The major problem regarding PoD is that customers may default and decide to reject them after the business has expended time and resources to deliver the goods With deposits, online marketplaces may default, deliver defective goods or late deliveries of goods ordered by customers. Both situations leave the either party at a huge disadvantage
How smart contracts can solve this problem
Now, with the use of Ethereum platform, escrow functions can be easily written and implemented while still being decentralized and trustless. This way both parties are confident they will not be cheated during the exchange.
For example, an e-commerce transaction may go like this:
The seller and buyer can both confirm and agree to the terms of the trade, as already placed in a smart contract and deployed into the Ethereum platform by the seller. The buyer places funds into the smart contract with one click, thereby providing proof of funds and allowing for a much easier trade. Once goods/product(s) have been delivered, the buyer successfully confirms receipt and releases the escrow, thereby completing the trade.

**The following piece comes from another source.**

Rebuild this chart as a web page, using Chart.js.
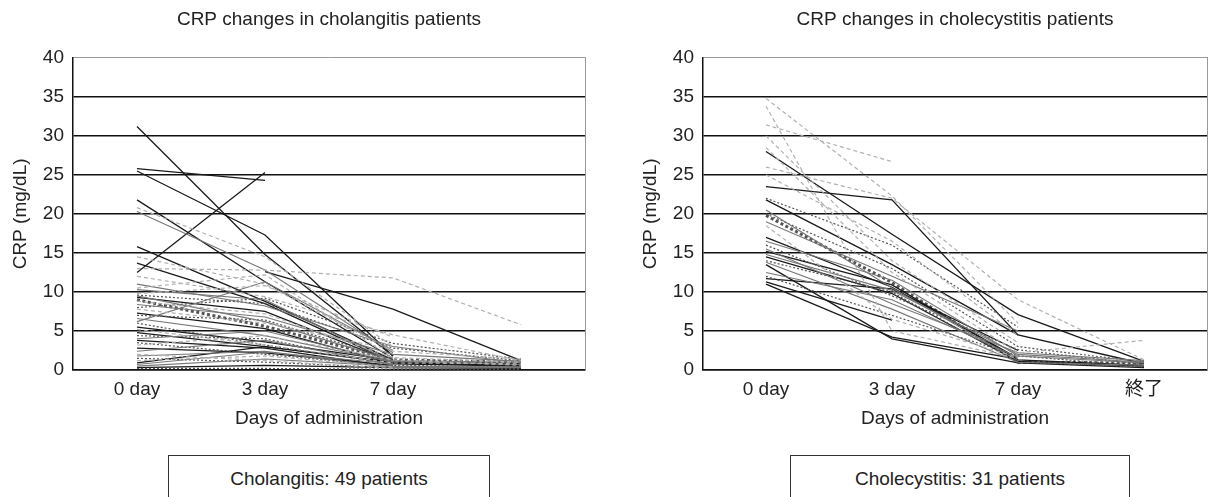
<!DOCTYPE html>
<html>
<head>
<meta charset="utf-8">
<script src="https://cdn.jsdelivr.net/npm/chart.js@4.4.1/dist/chart.umd.min.js"></script>
<style>
body { margin: 0; width: 1209px; height: 497px; overflow: hidden; background: #fff; position: relative;
       font-family: "Liberation Sans", Arial, sans-serif; }
.wrap { position: absolute; top: 0; height: 430px; }
.box { position: absolute; top: 455px; height: 60px; border: 1px solid #333; font-size: 19px;
       text-align: center; line-height: 46px; color: #222; }
</style>
</head>
<body>
<div class="wrap" style="left:0px;width:658px"><canvas id="cholangitisChart"></canvas></div>
<div class="wrap" style="left:630px;width:650px"><canvas id="cholecystitisChart"></canvas></div>
<div class="box" style="left:168px;width:320px">Cholangitis: 49 patients</div>
<div class="box" style="left:790px;width:338px">Cholecystitis: 31 patients</div>
<script>
// x categories
var cholangitisDays = ['0 day', '3 day', '7 day', ''];
var cholecystitisDays = ['0 day', '3 day', '7 day', '終了'];
var crpTicks = [0, 5, 10, 15, 20, 25, 30, 35, 40];

// CRP (mg/dL) per patient: 0 day, 3 day, 7 day, end
var cholangitisBlack = [
    [31.2, 14.8, 1.8, null], [25.5, 17.3, 1.8, null], [25.8, 24.3, null, null],
    [12.5, 25.3, null, null], [21.8, 11.3, 1.5, null], [15.8, 8.8, 1.3, null],
    [13.7, 8.5, 1.0, null], [null, 12.6, 7.8, 1.2], [9.3, 7.5, 1.0, 0.8],
    [7.3, 5.3, 0.8, 0.5], [4.8, 3.0, 0.9, 0.6], [3.8, 2.8, 0.4, 0.3],
    [0.9, 3.0, 1.0, 0.5], [0.3, 0.6, 0.3, 0.2], [5.5, 3.6, 1.2, null],
    [2.8, 2.2, 0.6, null]
];
var cholangitisGray = [
    [20.3, 12.8, 2.2, null], [10.3, 9.0, 1.0, null], [9.5, 6.2, 1.2, 1.0],
    [6.2, 11.3, 2.5, null], [4.0, 5.0, 1.1, 0.7], [2.4, 3.8, 0.7, null],
    [1.8, 2.4, 0.3, 0.4], [0.7, 2.3, 0.8, null], [0.5, 1.4, 0.5, 0.3],
    [6.6, 4.4, 1.0, null], [8.4, 6.8, 2.0, 1.1], [11.0, 8.2, 3.0, 0.9]
];
var cholangitisLight = [
    [13.0, 12.8, 11.8, 5.8], [20.8, 14.5, 3.0, null], [9.8, 10.8, 4.2, null],
    [10.5, 12.2, 1.5, null], [8.8, 7.2, 1.6, 1.0], [3.2, 4.4, 1.3, 0.6],
    [1.2, 1.8, 0.4, null], [7.8, 6.0, 2.6, null], [14.5, 11.0, 2.4, 1.4],
    [5.2, 3.2, 0.9, 0.8], [12.0, 9.4, 4.5, 1.2], [2.0, 1.2, 0.2, null]
];
var cholangitisDotted = [
    [9.6, 8.5, 2.8, 1.2], [7.0, 6.4, 1.4, null], [4.4, 4.0, 0.6, 0.4],
    [3.5, 2.0, 0.5, null], [8.0, 9.2, 3.4, 1.4], [1.5, 1.0, 0.3, 0.2],
    [0.2, 0.2, 0.1, 0.1], [6.0, 3.2, 0.8, null]
];
var cholangitisSquares = [
    [9.0, 5.6, 1.3, 1.0]
];

var cholecystitisBlack = [
    [28.0, 17.4, 7.1, 1.1], [23.5, 21.8, 4.5, 0.8], [17.0, 10.6, 1.5, null],
    [15.2, 10.9, 1.3, 0.6], [14.5, 9.8, 1.1, 0.5], [11.7, 10.4, 2.5, null],
    [11.3, 6.4, null, null], [11.0, 4.2, 1.4, null], [13.5, 4.0, 0.9, 0.3],
    [21.8, 13.5, 4.5, null]
];
var cholecystitisGray = [
    [16.5, 11.5, 1.8, 0.9], [14.8, 10.2, 2.0, 1.0], [12.5, 9.0, 1.6, null],
    [20.5, 10.5, 1.2, null], [13.8, 7.8, 1.0, 0.6], [19.0, 12.0, 5.0, null],
    [15.5, 8.5, 2.2, 1.2]
];
var cholecystitisLight = [
    [33.8, 5.0, 1.5, null], [31.4, 26.7, null, null], [28.5, 12.5, 2.2, 3.8],
    [26.0, 22.0, 9.0, 1.3], [30.0, 14.0, 3.5, null], [25.0, 16.5, 4.4, null],
    [34.8, 22.3, 6.0, null], [18.5, 6.5, 1.6, null]
];
var cholecystitisDotted = [
    [20.0, 13.0, 3.0, 1.0], [22.0, 16.0, 5.5, null], [16.0, 9.5, 2.6, 0.7],
    [12.0, 7.0, 1.8, 0.5], [14.0, 10.0, 1.0, 0.4]
];
var cholecystitisSquares = [
    [19.8, 11.2, 1.0, 0.9]
];

// line looks
var blackStyle = { borderColor: '#1a1a1a', borderWidth: 1.3 };
var grayStyle = { borderColor: '#777', borderWidth: 1.1 };
var lightStyle = { borderColor: '#b0b0b0', borderWidth: 1.2, borderDash: [4, 3] };
var dottedStyle = { borderColor: '#555', borderWidth: 1.2, borderDash: [2, 2] };
var squareStyle = { borderColor: '#555', borderWidth: 3, borderDash: [3, 2.5] }; // the "square marker" series

var font = '"Liberation Sans", Arial, "Noto Sans CJK JP", sans-serif';

function makeSets(groups) {
    var sets = [];
    groups.forEach(function (g) {
        g[0].forEach(function (row) {
            sets.push(Object.assign({ data: row, fill: false, tension: 0, pointRadius: 0 }, g[1]));
        });
    });
    return sets;
}

function makeChart(id, title, labels, sets) {
    return new Chart(document.getElementById(id), {
        type: 'line',
        data: { labels: labels, datasets: sets },
        options: {
            responsive: true,
            maintainAspectRatio: false,
            animation: false,
            layout: { padding: 0 },
            plugins: {
                legend: { display: false },
                tooltip: { enabled: false },
                title: {
                    display: true, text: title, color: '#222',
                    font: { family: font, size: 19, weight: 'normal' },
                    padding: { top: 8, bottom: 27 }
                }
            },
            scales: {
                x: {
                    offset: true,
                    grid: { display: false },
                    border: { color: '#111', width: 1.5 },
                    ticks: { color: '#222', font: { family: font, size: 19 }, padding: 0, maxRotation: 0, autoSkip: false },
                    title: { display: true, text: 'Days of administration', color: '#222',
                        font: { family: font, size: 19 }, padding: { top: 0, bottom: 0 } },
                    afterFit: function (s) { s.height = 60; }
                },
                y: {
                    min: 0, max: 40,
                    afterBuildTicks: function (s) { s.ticks = crpTicks.map(function (v) { return { value: v }; }); },
                    grid: {
                        drawTicks: false,
                        color: function (c) { return c.tick.value === 40 ? '#999' : '#111'; },
                        lineWidth: function (c) { return c.tick.value === 40 ? 1 : 1.6; }
                    },
                    border: { color: '#111', width: 1.5 },
                    ticks: { color: '#222', font: { family: font, size: 19 }, padding: 9 },
                    title: { display: true, text: 'CRP (mg/dL)', color: '#222',
                        font: { family: font, size: 19 }, padding: { top: 9, bottom: 0 } },
                    afterFit: function (s) { s.width = 73; }
                },
                y2: {
                    position: 'right',
                    grid: { display: false },
                    ticks: { display: false },
                    border: { display: true, color: '#999', width: 1 },
                    afterFit: function (s) { s.width = 73; }
                }
            }
        }
    });
}

makeChart('cholangitisChart', 'CRP changes in cholangitis patients', cholangitisDays, makeSets([
    [cholangitisLight, lightStyle], [cholangitisGray, grayStyle], [cholangitisDotted, dottedStyle],
    [cholangitisBlack, blackStyle], [cholangitisSquares, squareStyle]
]));

makeChart('cholecystitisChart', 'CRP changes in cholecystitis patients', cholecystitisDays, makeSets([
    [cholecystitisLight, lightStyle], [cholecystitisGray, grayStyle], [cholecystitisDotted, dottedStyle],
    [cholecystitisBlack, blackStyle], [cholecystitisSquares, squareStyle]
]));
</script>
</body>
</html>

It will be of course much more complex than this model, but this represents a simple representation of the potential of such a system.
What are the use cases?
There are lots of possibilities regarding the simple model of smart contracts replacing any need for trusted third parties. Online trade and transactions will only get bigger in Nigeria, and it means the issue of security for both parties will always be paramount. A situation where smart contracts can easily be deployed to cover as many situations as possible will be a big win for the growth of the Nigerian tech ecosystem. Some notable use cases include
- Online orders and demand for services
- Contracts of different types including employment contracts, tenancy agreements etc.
- Online retail
- Freelance agreements
- Cross border transactions
- Tokenized commerce
Trust will always be a big issue with online shopping in Nigeria, so online platforms can provide an escrow safety net that ensures purchases made on their websites are protected, while customers can ensure that the right products are delivered to them in due time based on the terms in the smart contract.
What are the challenges?
Ecommerce in Nigeria is still fraught with so many challenges, even apart from settlement and disputes. Also, the idea of Defis and decentralized apps and smart contracts is still very much in its infancy in Nigeria and even the continent as a whole.
It is not even merely the problem of finding use cases for these type of decentralized apps, but the information gap, suspicions and general apathy among Africans regarding anything crypto related. This is even more exacerbated by the endless moves by regulators to cast cryptocurrencies in a negative light and paint it as illegal, invisible money.
Jude Dike, founder of startup investment platform Getequity, notes to Benjamindad.com that the major challenges to smart contract adoption in Nigeria are issues surrounding scalability, existing technology, gas fees and exchange rates due to the sharp fall of the naira.
Existing technology and infrastructure will be a major challenge to widespread adoption, he notes. Gas fees which is the amount to required to conduct a transaction on the Ethereum blockchain will be a major problem, as the charges will go up with larger transaction volume. Who will shoulder these costs? The gas fees also give rise to issues of exchange rates, consumers are unlikely to want to shoulder these blockchain costs, especially since they are going to be paying with Naira.
The successful implementation of Defi systems in Nigeria would rest majorly on how innovative thinkers and builders solve these challenges, and a major shift of consumer habits and Nigeria to a cashless society. The latter may be a more foreseeable reality, as consumer shifts take very long to happen.